Elections and other political developments in Europe are seeing the steady advance of illiberal forces. These include factions more sympathetic to the Kremlin than the government Blinken was backing in Kyiv. On Thursday, it appeared that the Dutch far right – once kept firmly out of the political mainstream – will be a major player in a new government in the Netherlands after weeks of wrangling over a ruling coalition. Over the objections of E.U. officials and liberal politicians, as well as mass protests in Tbilisi, Georgia’s Russia-friendly government approved a controversial “foreign agent” law that critics fear will restrict civil society in the country. The legislation, which borrows in spirit from existing laws in Russia, may be aped by nationalist politicians in other European countries.

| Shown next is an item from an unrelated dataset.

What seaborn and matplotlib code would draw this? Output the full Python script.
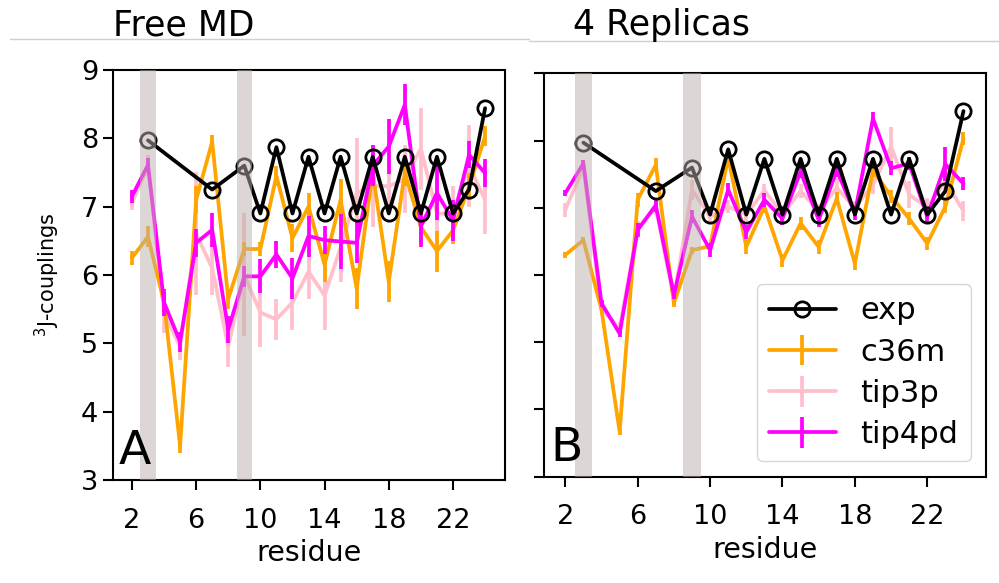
import numpy as np
import matplotlib
matplotlib.use("Agg")
import matplotlib.pyplot as plt
import seaborn as sns
from matplotlib.lines import Line2D

sns.set_theme(style="ticks")
plt.rcParams['font.family'] = ['DejaVu Sans']
plt.rcParams['text.color'] = 'black'
plt.rcParams['axes.labelcolor'] = 'black'

# data
residues = list(range(2, 25))
exp_res = [3, 7, 9, 10, 11, 12, 13, 14, 15, 16, 17, 18, 19, 20, 21, 22, 23, 24]
exp_val = [7.97, 7.25, 7.6, 6.9, 7.87, 6.9, 7.73, 6.9, 7.73, 6.9, 7.73, 6.9,
           7.73, 6.9, 7.73, 6.9, 7.25, 8.44]
highlight = [3, 9]

# Free MD
c36m_free = [6.25, 6.56, 5.6, 3.5, 7.1, 7.95, 5.65, 6.38, 6.38, 7.45, 6.54, 7.0,
             6.15, 7.1, 5.8, 7.5, 5.9, 7.5, 6.7, 6.35, 6.65, 7.29, 8.03]
c36m_free_err = [0.1, 0.15, 0.15, 0.1, 0.2, 0.1, 0.15, 0.1, 0.1, 0.15, 0.2, 0.2,
                 0.25, 0.3, 0.3, 0.2, 0.3, 0.2, 0.25, 0.3, 0.2, 0.2, 0.15]
tip3p_free = [7.05, 7.6, 5.45, 4.95, 6.6, 6.1, 4.95, 6.0, 5.45, 5.35, 5.6, 6.05,
              5.7, 6.4, 7.2, 7.3, 7.3, 7.4, 7.85, 6.9, 6.9, 7.6, 7.1]
tip3p_free_err = [0.1, 0.15, 0.3, 0.2, 0.9, 0.4, 0.3, 0.9, 0.5, 0.3, 0.4, 0.4,
                  0.5, 0.5, 0.8, 0.6, 0.4, 0.5, 0.6, 0.5, 0.4, 0.6, 0.5]
tip4pd_free = [7.15, 7.61, 5.6, 5.02, 6.47, 6.66, 5.2, 5.98, 5.98, 6.3, 5.95, 6.57,
               6.51, 6.49, 6.47, 7.6, 7.88, 8.49, 6.71, 7.2, 6.8, 7.76, 7.49]
tip4pd_free_err = [0.1, 0.1, 0.2, 0.15, 0.2, 0.25, 0.2, 0.15, 0.25, 0.2, 0.3, 0.3,
                   0.2, 0.4, 0.3, 0.3, 0.4, 0.3, 0.3, 0.4, 0.3, 0.2, 0.2]

# 4 replicas
c36m_rep = [6.3, 6.52, 5.48, 3.67, 7.12, 7.64, 5.58, 6.37, 6.43, 7.75, 6.42, 7.02,
            6.22, 6.77, 6.42, 7.14, 6.17, 7.56, 7.17, 6.84, 6.47, 7.02, 8.03]
c36m_rep_err = [0.05, 0.05, 0.05, 0.05, 0.1, 0.1, 0.05, 0.05, 0.05, 0.1, 0.1, 0.1,
                0.1, 0.1, 0.1, 0.1, 0.1, 0.1, 0.1, 0.1, 0.1, 0.1, 0.1]
tip3p_rep = [6.97, 7.6, 5.5, 5.2, 6.7, 7.0, 5.65, 7.27, 6.87, 7.02, 6.9, 7.26,
             6.9, 7.25, 6.95, 7.3, 7.0, 7.35, 7.91, 7.2, 7.0, 7.4, 6.95]
tip3p_rep_err = [0.1, 0.1, 0.1, 0.1, 0.1, 0.1, 0.1, 0.15, 0.1, 0.1, 0.1, 0.1,
                 0.1, 0.1, 0.1, 0.15, 0.1, 0.15, 0.3, 0.2, 0.15, 0.2, 0.15]
tip4pd_rep = [7.22, 7.66, 5.58, 5.13, 6.67, 7.04, 5.7, 6.87, 6.37, 7.27, 6.64, 7.12,
              6.84, 7.54, 6.82, 7.56, 6.92, 8.33, 7.59, 7.66, 6.87, 7.65, 7.36]
tip4pd_rep_err = [0.05, 0.05, 0.05, 0.05, 0.1, 0.1, 0.05, 0.1, 0.1, 0.1, 0.1, 0.1,
                  0.1, 0.1, 0.1, 0.1, 0.1, 0.1, 0.1, 0.1, 0.1, 0.25, 0.1]

colors = {'c36m': 'orange', 'tip3p': 'pink', 'tip4pd': 'magenta'}

fig = plt.figure(figsize=(9.99, 5.83), dpi=100)
ax1 = fig.add_axes([0.1131, 0.1767, 0.3924, 0.7033])
ax2 = fig.add_axes([0.5445, 0.1824, 0.4424, 0.6916])


def draw(ax, sims, letter):
    handles = []
    for name, (vals, errs), z in zip(['c36m', 'tip3p', 'tip4pd'], sims, [3, 2, 4]):
        h = ax.errorbar(residues, vals, yerr=errs, color=colors[name], lw=2.7,
                        elinewidth=2.7, capsize=0, label=name, zorder=z)
        handles.append(h)
    sns.lineplot(x=exp_res, y=exp_val, ax=ax, color='black', lw=2.7, marker='o',
                 markersize=11, markerfacecolor='none', markeredgecolor='black',
                 markeredgewidth=2, zorder=5, legend=False)
    for r in highlight:
        ax.axvspan(r - 0.47, r + 0.47, color='#bbb1ab', alpha=0.5, lw=0, zorder=10)
    ax.set_xlim(0.82, 25.24)
    ax.set_ylim(3, 9)
    ax.set_xticks([2, 6, 10, 14, 18, 22])
    ax.set_yticks([3, 4, 5, 6, 7, 8, 9])
    ax.tick_params(labelsize=19.5, length=7, width=1.5, colors='black')
    ax.tick_params(axis='x', pad=13)
    for s in ax.spines.values():
        s.set_linewidth(1.5)
        s.set_color('black')
    ax.set_xlabel('residue', fontsize=20.5, labelpad=4)
    ax.text(0.015, 0.015, letter, transform=ax.transAxes, fontsize=34,
            ha='left', va='bottom', zorder=11)
    exp_handle = Line2D([], [], color='black', lw=2.7, marker='o', markersize=11,
                        markerfacecolor='none', markeredgewidth=2)
    return [exp_handle] + handles


draw(ax1, [(c36m_free, c36m_free_err), (tip3p_free, tip3p_free_err),
           (tip4pd_free, tip4pd_free_err)], 'A')
hs = draw(ax2, [(c36m_rep, c36m_rep_err), (tip3p_rep, tip3p_rep_err),
                (tip4pd_rep, tip4pd_rep_err)], 'B')
ax1.set_ylabel('$^3$J-couplings', fontsize=15, labelpad=14)
ax2.set_yticklabels([])
ax2.legend(hs, ['exp', 'c36m', 'tip3p', 'tip4pd'], loc='lower right', fontsize=22,
           handlelength=2.2, handletextpad=0.8, labelspacing=0.4,
           fancybox=True, framealpha=0.8)

fig.text(113 / 999, 1 - 25 / 583, 'Free MD', fontsize=25, ha='left', va='center')
fig.text(573 / 999, 1 - 25 / 583, '4 Replicas', fontsize=25, ha='left', va='center')
fig.add_artist(Line2D([0.01, 0.53], [1 - 39 / 583, 1 - 39 / 583], color='#cfcfcf', lw=1))
fig.add_artist(Line2D([0.53, 1.0], [1 - 41 / 583, 1 - 41 / 583], color='#cfcfcf', lw=1))

fig.savefig('out.png', dpi=100)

And then there’s the United States itself, where the return to office of former president Donald Trump, no matter the sprawling legal cases against him, looks a distinct possibility. Speculation is rife that a Trump second term could see the United States either formally leave NATO or functionally turn its back on the Western military alliance.

“Without U.S. leadership in NATO, cohesion and unity among members would be difficult to maintain,” wrote Hans Binnendijk, Alexander Vershbow and R.D. Hooker Jr. (who briefly served in the Trump White House) in an essay in Foreign Affairs.

“NATO without the United States might limp along, but it is more likely that the alliance would collapse altogether,” they added. “The European Union is not in a position to take NATO’s place any time soon, as its military capabilities are limited and more capable of managing regional crises than fighting major wars. Even if a rump NATO survives without strong American involvement, the challenges of divided leadership, inadequate deterrence capabilities, and an assertive adversary would heighten the risk of war with Russia, a major power bent on overturning the liberal international order.”

The free world, in other words, could get all the more rocked.